> **The problem**
Give the listing again exactly, omitting its images.
--- Start of Stored data ---
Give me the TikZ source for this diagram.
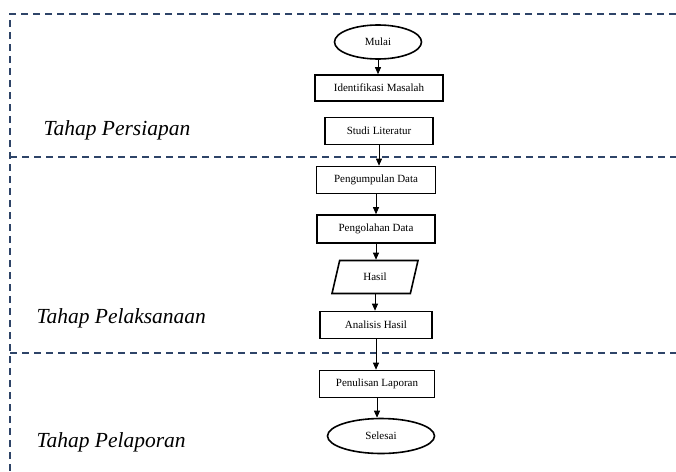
\documentclass[tikz,border=0pt]{standalone}
\usepackage{fontspec}
\setmainfont{Liberation Serif}
\usepackage{xcolor}
\usetikzlibrary{positioning,arrows.meta,shapes.geometric}
\definecolor{ink}{HTML}{000000}
\definecolor{navy}{HTML}{2E4468}

\begin{document}
\begin{tikzpicture}[x=1pt,y=-1pt,
  every node/.style={font=\fontsize{11}{13}\selectfont,text=ink},
  procbox/.style={draw=ink,line width=1.6pt,rectangle,minimum height=27pt,inner sep=0pt},
  termbox/.style={draw=ink,line width=1.6pt,ellipse,inner sep=0pt},
  iobox/.style={draw=ink,line width=1.6pt,trapezium,trapezium left angle=72,trapezium right angle=108,
    trapezium stretches=true,minimum width=86pt,minimum height=33pt,inner sep=0pt},
  flow/.style={-{Triangle[length=7pt,width=6pt]},line width=0.9pt,ink},
  phase/.style={dash pattern=on 7pt off 5pt,line width=1.8pt,navy},
  stage/.style={font=\fontsize{21.5}{26}\selectfont\itshape,anchor=base west}]
  \useasboundingbox (0,0) rectangle (676,471);
  % garis pembatas tahap
  \draw[phase] (676,14) -- (10,14) -- (10,471);
  \draw[phase] (10,157) -- (676,157);
  \draw[phase] (10,353) -- (676,353);
  % diagram alir
  \node[termbox,minimum width=87pt,minimum height=34pt] (mulai) at (378,42) {Mulai};
  \node[procbox,minimum width=128pt,minimum height=26pt] (idmas) at (379,88) {Identifikasi Masalah};
  \node[procbox,minimum width=108pt] (studi) at (379,131) {Studi Literatur};
  \node[procbox,minimum width=119pt] (kumpul) at (376,180) {Pengumpulan Data};
  \node[procbox,minimum width=118pt,minimum height=28pt] (olah) at (376,229) {Pengolahan Data};
  \node[iobox] (hasil) at (375,277) {Hasil};
  \node[procbox,minimum width=112pt] (analisis) at (376,325) {Analisis Hasil};
  \node[procbox,minimum width=115pt] (tulis) at (377,384) {Penulisan Laporan};
  \node[termbox,minimum width=107pt,minimum height=35pt] (selesai) at (381,436) {Selesai};
  \draw[flow] (mulai.south) -- (mulai.south |- idmas.north);
  \draw[flow] (studi.south) -- (studi.south |- kumpul.north);
  \draw[flow] (kumpul) -- (olah);
  \draw[flow] (olah.south) -- (olah.south |- hasil.north);
  \draw[flow] (hasil.south) -- (hasil.south |- analisis.north);
  \draw[flow] (analisis.south) -- (analisis.south |- tulis.north);
  \draw[flow] (tulis.south) -- (tulis.south |- selesai.north);
  % nama tahap
  \node[stage] (persiapan) at (40,135) {Tahap Persiapan};
  \node[stage] (pelaksanaan) at (33,323) {Tahap Pelaksanaan};
  \node[stage] (pelaporan) at (33,447) {Tahap Pelaporan};
\end{tikzpicture}
\end{document}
--- End of Stored data ---
> **The answer**
Give me the TikZ source for this diagram.
\documentclass[tikz,border=0pt]{standalone}
\usepackage{fontspec}
\setmainfont{Liberation Serif}
\usepackage{xcolor}
\usetikzlibrary{positioning,arrows.meta,shapes.geometric}
\definecolor{ink}{HTML}{000000}
\definecolor{navy}{HTML}{2E4468}

\begin{document}
\begin{tikzpicture}[x=1pt,y=-1pt,
  every node/.style={font=\fontsize{11}{13}\selectfont,text=ink},
  procbox/.style={draw=ink,line width=1.6pt,rectangle,minimum height=27pt,inner sep=0pt},
  termbox/.style={draw=ink,line width=1.6pt,ellipse,inner sep=0pt},
  iobox/.style={draw=ink,line width=1.6pt,trapezium,trapezium left angle=72,trapezium right angle=108,
    trapezium stretches=true,minimum width=86pt,minimum height=33pt,inner sep=0pt},
  flow/.style={-{Triangle[length=7pt,width=6pt]},line width=0.9pt,ink},
  phase/.style={dash pattern=on 7pt off 5pt,line width=1.8pt,navy},
  stage/.style={font=\fontsize{21.5}{26}\selectfont\itshape,anchor=base west}]
  \useasboundingbox (0,0) rectangle (676,471);
  % garis pembatas tahap
  \draw[phase] (676,14) -- (10,14) -- (10,471);
  \draw[phase] (10,157) -- (676,157);
  \draw[phase] (10,353) -- (676,353);
  % diagram alir
  \node[termbox,minimum width=87pt,minimum height=34pt] (mulai) at (378,42) {Mulai};
  \node[procbox,minimum width=128pt,minimum height=26pt] (idmas) at (379,88) {Identifikasi Masalah};
  \node[procbox,minimum width=108pt] (studi) at (379,131) {Studi Literatur};
  \node[procbox,minimum width=119pt] (kumpul) at (376,180) {Pengumpulan Data};
  \node[procbox,minimum width=118pt,minimum height=28pt] (olah) at (376,229) {Pengolahan Data};
  \node[iobox] (hasil) at (375,277) {Hasil};
  \node[procbox,minimum width=112pt] (analisis) at (376,325) {Analisis Hasil};
  \node[procbox,minimum width=115pt] (tulis) at (377,384) {Penulisan Laporan};
  \node[termbox,minimum width=107pt,minimum height=35pt] (selesai) at (381,436) {Selesai};
  \draw[flow] (mulai.south) -- (mulai.south |- idmas.north);
  \draw[flow] (studi.south) -- (studi.south |- kumpul.north);
  \draw[flow] (kumpul) -- (olah);
  \draw[flow] (olah.south) -- (olah.south |- hasil.north);
  \draw[flow] (hasil.south) -- (hasil.south |- analisis.north);
  \draw[flow] (analisis.south) -- (analisis.south |- tulis.north);
  \draw[flow] (tulis.south) -- (tulis.south |- selesai.north);
  % nama tahap
  \node[stage] (persiapan) at (40,135) {Tahap Persiapan};
  \node[stage] (pelaksanaan) at (33,323) {Tahap Pelaksanaan};
  \node[stage] (pelaporan) at (33,447) {Tahap Pelaporan};
\end{tikzpicture}
\end{document}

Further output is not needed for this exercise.